New mortgage rules, rising interest rates, and stress tests have definitely cooled housing market activity by making it more challenging for some to qualify for mortgage. An unwelcome consequence continues to be eroding affordability -- as sales activity slows down, house prices have continued to go up, and not only in major urban centres. 

In the first quarter of 2018, home affordability eroded further at the national level – the 11th straight quarter of declines, according to a report by the National Bank. The bank measures affordability as the mortgage payment on a median-priced home as a percentage of median income. Last quarter, the metric rose by 1.2 points in Canada. The higher the metric, the worse the housing affordability.

The bank also suggests that as interest rates rise, affordability will continue to decline, setting the stage where prices have nowhere to go but down. But when? And will it be too late?

The National Bank report also says that by the end of 2019, prices would need to fall 2% in Toronto and Vancouver to keep home affordability from eroding further.

Economists have been predicting a more stable, balanced economy where people are happily working and are able to pay their debts; where interest rates are "low normal” and where house prices are affordable.  Well, that was a few years ago. The once booming real estate sector is in a bit of a slump. 
The Canadian Real Estate Association (CREA) reported that national home sales on the MLS were down 2.9% in April 2018, to the lowest level in more than five years. About 60% of all local housing markets reported fewer sales.

According to Will Dunning, Chief Economist, Mortgage Professionals Canada, data for the first quarter of 2018 points to a sharp slowdown. For the first quarter, the sales rate was 10.3% slower than in 2017. The average price in Canada was $482,782– a 4.8% drop compared to a year ago. However, when we look at the price index as opposed to averages, which can be easily skewed, Dunning reports a different picture.

The index from CREA shows that in the first quarter of 2018 prices were 6.4% higher compared to a year ago. The index from Teranet/National Bank shows a rise of 7.6%. Price growth is strongly influenced by the balance between supply and demand, which can be measured using the sales-to-new-listings ratio. The data from CREA indicates that the ratio was 56.6% in the first quarter. Based on that ratio, Dunning expects house price growth in many areas of Canada, which is what is indeed happening.

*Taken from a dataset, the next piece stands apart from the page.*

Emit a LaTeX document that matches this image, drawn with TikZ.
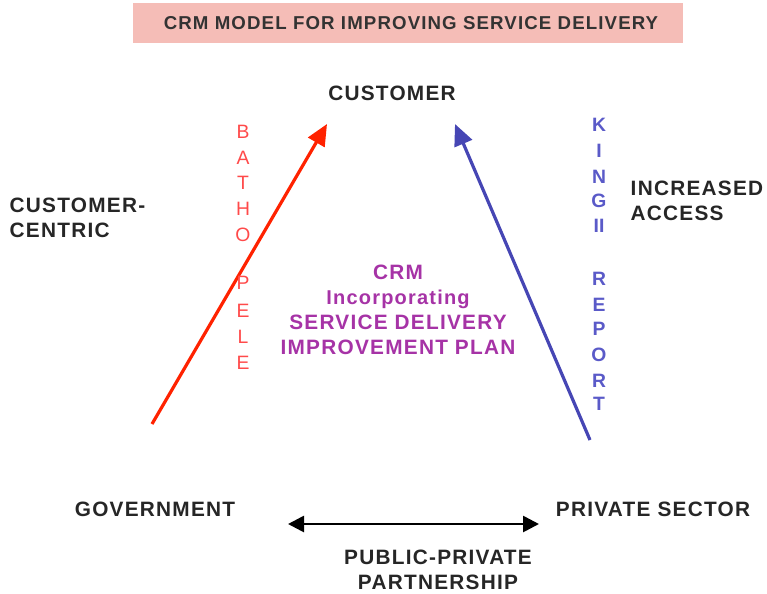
\documentclass[tikz,border=0pt]{standalone}
\usepackage{fontspec}
\setmainfont{Liberation Sans}
\newfontfamily\espaciada[LetterSpace=6]{Liberation Sans}
\usetikzlibrary{arrows.meta}

\definecolor{rosa}{HTML}{F5BDB7}
\definecolor{rojo}{HTML}{FF2200}
\definecolor{rojoclaro}{HTML}{FF4A4A}
\definecolor{azul}{HTML}{4646B4}
\definecolor{azulclaro}{HTML}{5A5AC8}
\definecolor{morado}{HTML}{A633A6}

\begin{document}
\begin{tikzpicture}[x=0.75pt,y=-0.75pt,
    etiqueta/.style={font=\espaciada\bfseries\fontsize{15.6}{18.75}\selectfont, text=black!85},
    letra/.style={font=\fontsize{14.5}{16}\selectfont},
    flecha/.style={line width=2.4pt, -{Triangle[length=16pt,width=14pt]}}]
  \useasboundingbox (0,0) rectangle (767,593);

  % Titulo
  \fill[rosa] (133,3) rectangle (683,43);
  \node[font=\espaciada\bfseries\fontsize{14}{16}\selectfont, text=black!80] (titulo) at (411,23) {CRM MODEL FOR IMPROVING SERVICE DELIVERY};

  % Los tres vertices del triangulo
  \node[etiqueta] (customer) at (392,93) {CUSTOMER};
  \node[etiqueta] (gobierno) at (155,509) {GOVERNMENT};
  \node[etiqueta] (privado) at (653,509) {PRIVATE SECTOR};

  % Textos laterales
  \node[etiqueta, align=left, anchor=west] (centric) at (5,218) {CUSTOMER-\\CENTRIC};
  \node[etiqueta, align=left, anchor=west] (acceso) at (626,201) {INCREASED\\ACCESS};
  \node[etiqueta, align=center] (ppp) at (438,570) {PUBLIC-PRIVATE\\PARTNERSHIP};

  % Texto central
  \node[etiqueta, text=morado, align=center] (crm) at (398,310)
    {CRM\\{\fontsize{15}{18.75}\selectfont Incorporating}\\SERVICE DELIVERY\\IMPROVEMENT PLAN};

  % Extremos de las flechas
  \coordinate (r1) at (152,424);   % cola flecha roja
  \coordinate (r2) at (327,124);   % punta flecha roja
  \coordinate (b1) at (590,440);   % cola flecha azul
  \coordinate (b2) at (455,124);   % punta flecha azul
  \coordinate (h1) at (288,524);   % extremo izquierdo
  \coordinate (h2) at (539,524);   % extremo derecho

  % Flechas
  \draw[flecha, rojo] (r1) -- (r2);
  \draw[flecha, azul] (b1) -- (b2);
  \draw[line width=2pt, {Triangle[length=12pt,width=12pt]}-{Triangle[length=12pt,width=12pt]}] (h1) -- (h2);

  % Batho Pele
  \foreach \l/\y [count=\i] in {B/132,A/158,T/183,H/209,O/235,P/283,E/311,L/337,E/363}
    \node[letra, text=rojoclaro] (bp\i) at (243,\y) {\l};

  % King II Report
  \foreach \l/\y [count=\i] in {K/125,I/151,N/177,G/201,II/226,R/279,E/305,P/329,O/355,R/381,T/404}
    \node[letra, text=azulclaro, font=\bfseries\fontsize{14.5}{16}\selectfont] (kr\i) at (599,\y) {\l};

\end{tikzpicture}
\end{document}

We are living in strange times. World economies have changed; NAFTA is at risk and our economy might start to feel the effects of a trade war with the US. The new mortgage-insurance rules and stress test have indeed impacted the market, especially for the first-time homebuyers.

In an April 2018 survey by West Coast Capital Savings, 60% of young British Columbians (18 to 29 years old) believe it’s impossible to buy a house in the province’s pricey real estate market and are "seriously considering” moving to areas where home ownership is less costly.

While some homebuyers can adjust their housing expectations and move to buy something less expensive, some potential buyers will be knocked out of the market. And will there be enough, good inventory available for purchase?

There is no arguing that the market has cooled, but it has not stopped. We have not yet heard of massive foreclosures, which mean that households continue to pay their mortgages and their debts. 

So, the big question is when will prices really start coming down in a way that will make housing affordable again. We need to continue to closely watch the market to determine if rising rates and lower home values are a blip or a trend which will ultimately impact long term affordability for Canadians.